Dataset extract »
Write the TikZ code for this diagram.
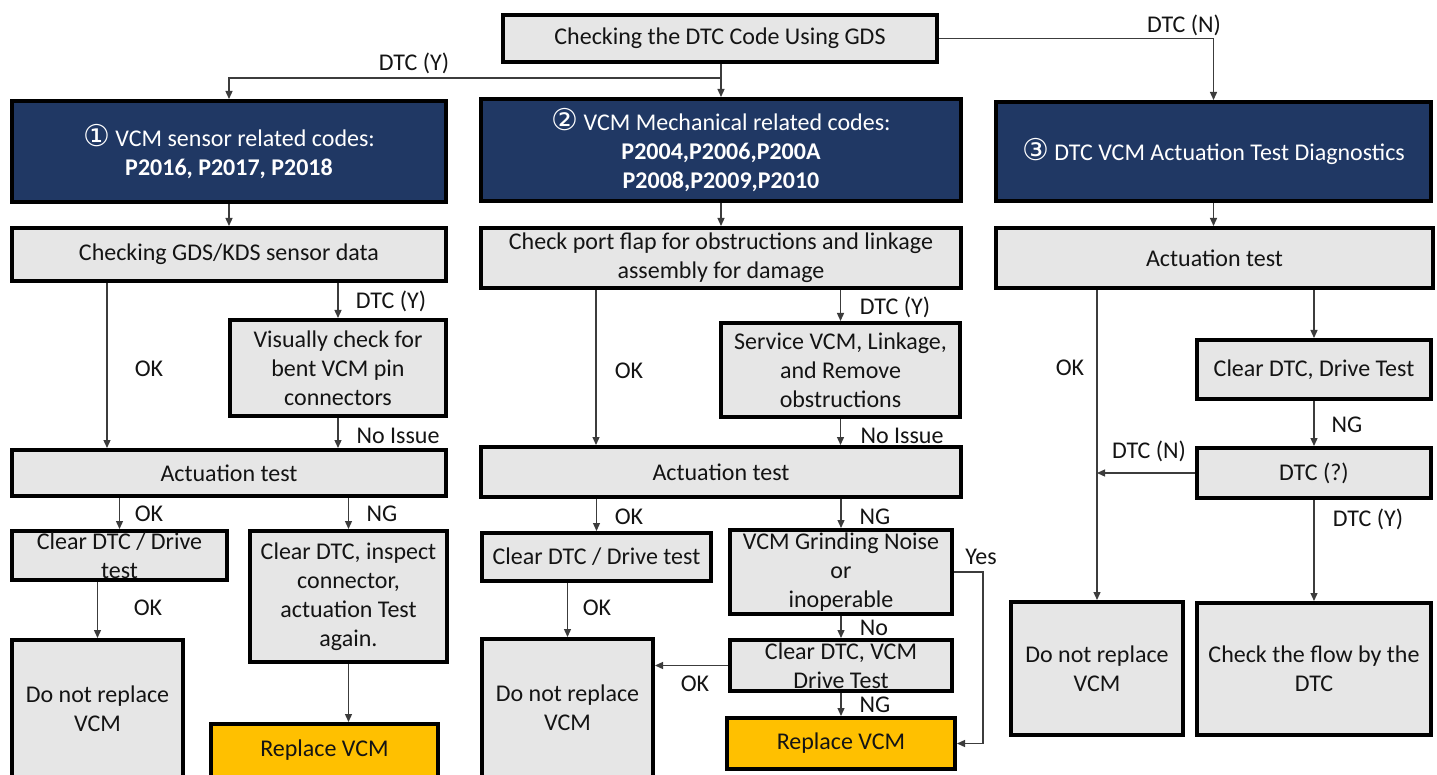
\documentclass[tikz,border=0pt]{standalone}
\usepackage{fontspec}
\setmainfont{Carlito}
\newfontfamily\symfont{DejaVu Sans}
\usetikzlibrary{arrows.meta,calc}
\definecolor{navy}{RGB}{32,56,100}
\definecolor{boxgray}{RGB}{230,230,230}
\definecolor{gold}{RGB}{255,192,0}
\definecolor{txt}{RGB}{20,20,20}
\definecolor{conn}{RGB}{60,60,60}
\newcommand\fs{\fontsize{24}{29}\selectfont}
\newcommand\circnum[1]{{\symfont\fontsize{30}{29}\selectfont #1}}
\newcommand\bx[7]{\node[#6, minimum width={#4-#2-3.6}, minimum height={#5-#3-3.6}] (#1) at ({(#2+#4)/2},{(#3+#5)/2}) {#7};}
\tikzset{
  base/.style={draw=black, line width=3.6pt, align=center, inner sep=1pt, font=\fs},
  gbox/.style={base, fill=boxgray, text=txt},
  nbox/.style={base, fill=navy, text=white},
  ybox/.style={base, fill=gold, text=txt},
  arr/.style={draw=conn, line width=1.3pt, -{Triangle[length=8pt,width=7pt]}},
  lbl/.style={font=\fs, text=txt, inner sep=0pt},
}
\begin{document}
\begin{tikzpicture}[x=1pt,y=-1pt]
\useasboundingbox (0,0) rectangle (1437,775);
\clip (0,0) rectangle (1437,775);
\fill[white] (0,0) rectangle (1437,775);

% top
\bx{top}{501}{13}{939}{64}{gbox}{Checking the DTC Code Using GDS}
% navy headers
\bx{h1}{10}{99}{448}{204}{nbox}{\circnum{①} VCM sensor related codes:\\\textbf{P2016, P2017, P2018}}
\bx{h2}{479}{97}{963}{203}{nbox}{\circnum{②} VCM Mechanical related codes:\\\textbf{P2004,P2006,P200A}\\\textbf{P2008,P2009,P2010}}
\bx{h3}{994}{100}{1433}{203}{nbox}{\circnum{③} DTC VCM Actuation Test Diagnostics}

% left column
\bx{gds}{10}{226}{448}{283}{gbox}{Checking GDS/KDS sensor data}
\bx{vis}{228}{318}{448}{418}{gbox}{Visually check for\\bent VCM pin\\connectors}
\bx{act1}{10}{448}{448}{498}{gbox}{Actuation test}
\bx{clr1}{10}{529}{229}{582}{gbox}{Clear DTC / Drive\\test}
\bx{insp}{248}{529}{449}{664}{gbox}{Clear DTC, inspect\\connector,\\actuation Test\\again.}
\bx{dnr1}{10}{638}{185}{779}{gbox}{Do not replace\\VCM}
\bx{rep1}{209}{722}{440}{779}{ybox}{Replace VCM}

% middle column
\bx{port}{479}{226}{963}{290}{gbox}{Check port flap for obstructions and linkage\\assembly for damage}
\bx{serv}{719}{321}{962}{419}{gbox}{Service VCM, Linkage,\\and Remove\\obstructions}
\bx{act2}{479}{445}{963}{499}{gbox}{Actuation test}
\bx{clr2}{480}{531}{713}{583}{gbox}{Clear DTC / Drive test}
\bx{grind}{728}{528}{954}{616}{gbox}{VCM Grinding Noise\\or\\inoperable}
\bx{dnr2}{480}{637}{655}{779}{gbox}{Do not replace\\VCM}
\bx{cdt}{728}{638}{954}{693}{gbox}{Clear DTC, VCM\\Drive Test}
\bx{rep2}{725}{716}{957}{771}{ybox}{Replace VCM}

% right column
\bx{act3}{994}{226}{1435}{290}{gbox}{Actuation test}
\bx{cdt3}{1195}{338}{1433}{401}{gbox}{Clear DTC, Drive Test}
\bx{dtcq}{1195}{446}{1433}{500}{gbox}{DTC (?)}
\bx{dnr3}{1009}{600}{1185}{737}{gbox}{Do not replace\\VCM}
\bx{flow}{1195}{601}{1433}{737}{gbox}{Check the flow by the\\DTC}

% helper coordinates
\coordinate (br) at (721,78);
\coordinate (xa) at (107,0);
\coordinate (xb) at (596,0);
\coordinate (xy) at (983,0);

% connectors
\draw[arr] (top.south -| br) -- (br) -| (h1.north);
\draw[arr] (br) -- (h2.north -| br);
\draw[arr] (top.east) -| (h3.north);
\draw[arr] (h1.south) -- (gds.north -| h1.south);
\draw[arr] (h2.south) -- (port.north -| h2.south);
\draw[arr] (h3.south) -- (act3.north -| h3.south);

\draw[arr] (gds.south -| xa) -- (act1.north -| xa);
\draw[arr] (gds.south -| vis.north) -- (vis.north);
\draw[arr] (vis.south) -- (act1.north -| vis.south);
\draw[arr] (act1.south -| clr1.north) -- (clr1.north);
\draw[arr] (act1.south -| insp.north) -- (insp.north);
\draw[arr] (clr1.south -| dnr1.north) -- (dnr1.north);
\draw[arr] (insp.south) -- (insp.south |- rep1.north);

\draw[arr] (port.south -| xb) -- (act2.north -| xb);
\draw[arr] (port.south -| serv.north) -- (serv.north);
\draw[arr] (serv.south) -- (act2.north -| serv.south);
\draw[arr] (act2.south -| clr2.north) -- (clr2.north);
\draw[arr] (act2.south -| grind.north) -- (grind.north);
\draw[arr] (clr2.south -| dnr2.north) -- (dnr2.north);
\draw[arr] (grind.south) -- (cdt.north);
\draw[arr] (cdt.west) -- (dnr2.east |- cdt.west);
\draw[arr] (cdt.south) -- (rep2.north);
\draw[arr] (grind.east) -- (grind.east -| xy) |- (rep2.east);

\draw[arr] (act3.south -| dnr3.north) -- (dnr3.north);
\draw[arr] (act3.south -| cdt3.north) -- (cdt3.north);
\draw[arr] (cdt3.south) -- (dtcq.north);
\draw[arr] (dtcq.west) -- (dtcq.west -| dnr3.north);
\draw[arr] (dtcq.south) -- (flow.north);

% labels
\node[lbl] (l1) at (414,63) {DTC (Y)};
\node[lbl] (l2) at (1184,25) {DTC (N)};
\node[lbl] (l3) at (391,301) {DTC (Y)};
\node[lbl] (l4) at (149,369) {OK};
\node[lbl] (l5) at (398,436) {No Issue};
\node[lbl] (l6) at (149,514) {OK};
\node[lbl] (l7) at (382,514) {NG};
\node[lbl] (l8) at (148,608) {OK};
\node[lbl] (m1) at (895,307) {DTC (Y)};
\node[lbl] (m2) at (629,371) {OK};
\node[lbl] (m3) at (902,436) {No Issue};
\node[lbl] (m4) at (629,517) {OK};
\node[lbl] (m5) at (875,517) {NG};
\node[lbl] (m6) at (597,608) {OK};
\node[lbl] (m7) at (874,628) {No};
\node[lbl] (m8) at (695,684) {OK};
\node[lbl] (m9) at (875,705) {NG};
\node[lbl] (m10) at (981,557) {Yes};
\node[lbl] (r1) at (1070,368) {OK};
\node[lbl] (r2) at (1347,425) {NG};
\node[lbl] (r3) at (1149,451) {DTC (N)};
\node[lbl] (r4) at (1368,519) {DTC (Y)};
\end{tikzpicture}
\end{document}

Requirements »
Take the listing above and restate it word for word, without its pictures.

Output for this exercise »
Write the TikZ code for this diagram.
\documentclass[tikz,border=0pt]{standalone}
\usepackage{fontspec}
\setmainfont{Carlito}
\newfontfamily\symfont{DejaVu Sans}
\usetikzlibrary{arrows.meta,calc}
\definecolor{navy}{RGB}{32,56,100}
\definecolor{boxgray}{RGB}{230,230,230}
\definecolor{gold}{RGB}{255,192,0}
\definecolor{txt}{RGB}{20,20,20}
\definecolor{conn}{RGB}{60,60,60}
\newcommand\fs{\fontsize{24}{29}\selectfont}
\newcommand\circnum[1]{{\symfont\fontsize{30}{29}\selectfont #1}}
\newcommand\bx[7]{\node[#6, minimum width={#4-#2-3.6}, minimum height={#5-#3-3.6}] (#1) at ({(#2+#4)/2},{(#3+#5)/2}) {#7};}
\tikzset{
  base/.style={draw=black, line width=3.6pt, align=center, inner sep=1pt, font=\fs},
  gbox/.style={base, fill=boxgray, text=txt},
  nbox/.style={base, fill=navy, text=white},
  ybox/.style={base, fill=gold, text=txt},
  arr/.style={draw=conn, line width=1.3pt, -{Triangle[length=8pt,width=7pt]}},
  lbl/.style={font=\fs, text=txt, inner sep=0pt},
}
\begin{document}
\begin{tikzpicture}[x=1pt,y=-1pt]
\useasboundingbox (0,0) rectangle (1437,775);
\clip (0,0) rectangle (1437,775);
\fill[white] (0,0) rectangle (1437,775);

% top
\bx{top}{501}{13}{939}{64}{gbox}{Checking the DTC Code Using GDS}
% navy headers
\bx{h1}{10}{99}{448}{204}{nbox}{\circnum{①} VCM sensor related codes:\\\textbf{P2016, P2017, P2018}}
\bx{h2}{479}{97}{963}{203}{nbox}{\circnum{②} VCM Mechanical related codes:\\\textbf{P2004,P2006,P200A}\\\textbf{P2008,P2009,P2010}}
\bx{h3}{994}{100}{1433}{203}{nbox}{\circnum{③} DTC VCM Actuation Test Diagnostics}

% left column
\bx{gds}{10}{226}{448}{283}{gbox}{Checking GDS/KDS sensor data}
\bx{vis}{228}{318}{448}{418}{gbox}{Visually check for\\bent VCM pin\\connectors}
\bx{act1}{10}{448}{448}{498}{gbox}{Actuation test}
\bx{clr1}{10}{529}{229}{582}{gbox}{Clear DTC / Drive\\test}
\bx{insp}{248}{529}{449}{664}{gbox}{Clear DTC, inspect\\connector,\\actuation Test\\again.}
\bx{dnr1}{10}{638}{185}{779}{gbox}{Do not replace\\VCM}
\bx{rep1}{209}{722}{440}{779}{ybox}{Replace VCM}

% middle column
\bx{port}{479}{226}{963}{290}{gbox}{Check port flap for obstructions and linkage\\assembly for damage}
\bx{serv}{719}{321}{962}{419}{gbox}{Service VCM, Linkage,\\and Remove\\obstructions}
\bx{act2}{479}{445}{963}{499}{gbox}{Actuation test}
\bx{clr2}{480}{531}{713}{583}{gbox}{Clear DTC / Drive test}
\bx{grind}{728}{528}{954}{616}{gbox}{VCM Grinding Noise\\or\\inoperable}
\bx{dnr2}{480}{637}{655}{779}{gbox}{Do not replace\\VCM}
\bx{cdt}{728}{638}{954}{693}{gbox}{Clear DTC, VCM\\Drive Test}
\bx{rep2}{725}{716}{957}{771}{ybox}{Replace VCM}

% right column
\bx{act3}{994}{226}{1435}{290}{gbox}{Actuation test}
\bx{cdt3}{1195}{338}{1433}{401}{gbox}{Clear DTC, Drive Test}
\bx{dtcq}{1195}{446}{1433}{500}{gbox}{DTC (?)}
\bx{dnr3}{1009}{600}{1185}{737}{gbox}{Do not replace\\VCM}
\bx{flow}{1195}{601}{1433}{737}{gbox}{Check the flow by the\\DTC}

% helper coordinates
\coordinate (br) at (721,78);
\coordinate (xa) at (107,0);
\coordinate (xb) at (596,0);
\coordinate (xy) at (983,0);

% connectors
\draw[arr] (top.south -| br) -- (br) -| (h1.north);
\draw[arr] (br) -- (h2.north -| br);
\draw[arr] (top.east) -| (h3.north);
\draw[arr] (h1.south) -- (gds.north -| h1.south);
\draw[arr] (h2.south) -- (port.north -| h2.south);
\draw[arr] (h3.south) -- (act3.north -| h3.south);

\draw[arr] (gds.south -| xa) -- (act1.north -| xa);
\draw[arr] (gds.south -| vis.north) -- (vis.north);
\draw[arr] (vis.south) -- (act1.north -| vis.south);
\draw[arr] (act1.south -| clr1.north) -- (clr1.north);
\draw[arr] (act1.south -| insp.north) -- (insp.north);
\draw[arr] (clr1.south -| dnr1.north) -- (dnr1.north);
\draw[arr] (insp.south) -- (insp.south |- rep1.north);

\draw[arr] (port.south -| xb) -- (act2.north -| xb);
\draw[arr] (port.south -| serv.north) -- (serv.north);
\draw[arr] (serv.south) -- (act2.north -| serv.south);
\draw[arr] (act2.south -| clr2.north) -- (clr2.north);
\draw[arr] (act2.south -| grind.north) -- (grind.north);
\draw[arr] (clr2.south -| dnr2.north) -- (dnr2.north);
\draw[arr] (grind.south) -- (cdt.north);
\draw[arr] (cdt.west) -- (dnr2.east |- cdt.west);
\draw[arr] (cdt.south) -- (rep2.north);
\draw[arr] (grind.east) -- (grind.east -| xy) |- (rep2.east);

\draw[arr] (act3.south -| dnr3.north) -- (dnr3.north);
\draw[arr] (act3.south -| cdt3.north) -- (cdt3.north);
\draw[arr] (cdt3.south) -- (dtcq.north);
\draw[arr] (dtcq.west) -- (dtcq.west -| dnr3.north);
\draw[arr] (dtcq.south) -- (flow.north);

% labels
\node[lbl] (l1) at (414,63) {DTC (Y)};
\node[lbl] (l2) at (1184,25) {DTC (N)};
\node[lbl] (l3) at (391,301) {DTC (Y)};
\node[lbl] (l4) at (149,369) {OK};
\node[lbl] (l5) at (398,436) {No Issue};
\node[lbl] (l6) at (149,514) {OK};
\node[lbl] (l7) at (382,514) {NG};
\node[lbl] (l8) at (148,608) {OK};
\node[lbl] (m1) at (895,307) {DTC (Y)};
\node[lbl] (m2) at (629,371) {OK};
\node[lbl] (m3) at (902,436) {No Issue};
\node[lbl] (m4) at (629,517) {OK};
\node[lbl] (m5) at (875,517) {NG};
\node[lbl] (m6) at (597,608) {OK};
\node[lbl] (m7) at (874,628) {No};
\node[lbl] (m8) at (695,684) {OK};
\node[lbl] (m9) at (875,705) {NG};
\node[lbl] (m10) at (981,557) {Yes};
\node[lbl] (r1) at (1070,368) {OK};
\node[lbl] (r2) at (1347,425) {NG};
\node[lbl] (r3) at (1149,451) {DTC (N)};
\node[lbl] (r4) at (1368,519) {DTC (Y)};
\end{tikzpicture}
\end{document}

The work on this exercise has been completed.